Slovakian 3D imaging firm Photoneo has won the Vision Award innovation prize at the Vision trade fair in Stuttgart, held from 6 to 8 November.
The company’s PhoXi 3D camera, which is based on structured light, is able to achieve resolution and precision ten times higher than competing technologies, according to Photoneo.
Gabriele Jansen, managing director of M&A consulting firm Vision Ventures and member of the Vision Award jury, commented that Photoneo’s 3D camera addresses the need for ‘high accuracy, snapshot, [3D] area scan of large work areas in motion’, calling the camera ‘a unique product to date’.
Photoneo was selected as the winner from a shortlist of seven entries that included technology from the Austrian Institute of Technology, Basler, the Fraunhofer Institute for Integrated Circuits, Fujifilm Optical Devices Europe, Prophesee, and SWIR Vision Systems. Imaging and Machine Vision Europe is proud to sponsor the €5,000 prize.
Founded in 2013, Photoneo now has 80 employees. Its parallel structured light technology is based on a custom CMOS sensor, called a mosaic sensor, in which every pixel is programmable.
The sensor is able to capture multiple images of structured light in parallel, rather than sequentially as is the case with conventional CMOS imagers. It’s this parallel operation that allows the sensor to image moving objects, something that’s not possible with depth imaging using standard structure light projection.
In snapshot mode, the PhoXi camera can capture a 1,068 x 800 resolution at 60fps. The per-pixel exposure of the projection is 10μs, which ensures no motion blur. These points are interpolated from around 500,000 individual measurements, and the typical standard deviation of z-noise at 1m distance is less than 0.5mm. The sensor uses 4.5 pixels per 3D measurement with sub-pixel accuracy coding, which gives a high XYZ resolution.
Speaking to Imaging and Machine Vision Europe at the trade fair, Tomas Kovacovsky, CTO of Photoneo, said the sensor could potentially run at 150fps using a more powerful light source.
The camera is also able to operate in a scanning mode for static scenes.

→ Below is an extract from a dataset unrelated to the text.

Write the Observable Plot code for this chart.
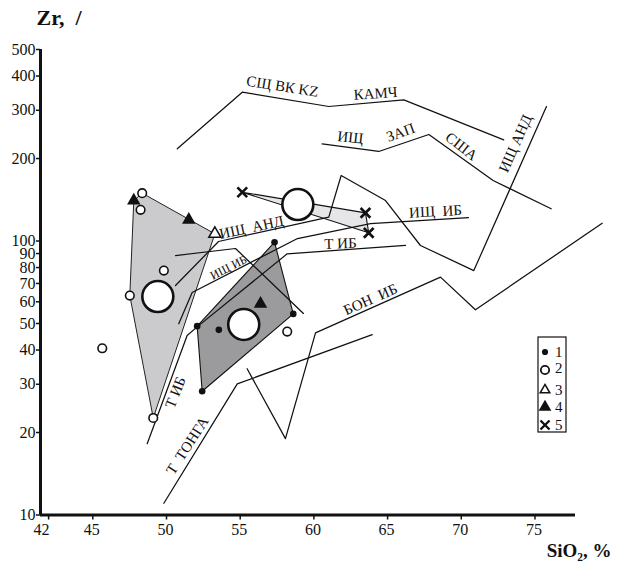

Here, the sensor returns a raw output of 1,602 x 1,200 individual measurements. It fuses together 120 snapshot images in real time to give a high resolution image.
Kovacovsky listed potential applications for the technology as ranging from robot guidance, to palletising, to making 3D measurements from a drone, something that the technology is able to do because of its ability to deal with motion.
Photoneo’s technology also features ambient light suppression, for which the firm has a patent, and which Kovacovsky stressed is what makes the PhoXi camera so attractive for 3D imaging. He said: ‘We believe we can handle direct sunlight.’
The ambient light suppression works in sync with the projector and the sensor to control light sensitivity at the sensor surface. The camera's control circuit can disable 99 per cent of the sensor so that it doesn’t collect photoelectrons from optical inter-reflections. This effectively suppresses the ambient light of any source by a ratio of 1:100.
Kovacovsky said the firm’s mosaic sensor is reprogrammable and can therefore be used for various different applications. He noted that Photoneo is talking to potential partners about how these companies could make use of Photoneo’s sensor.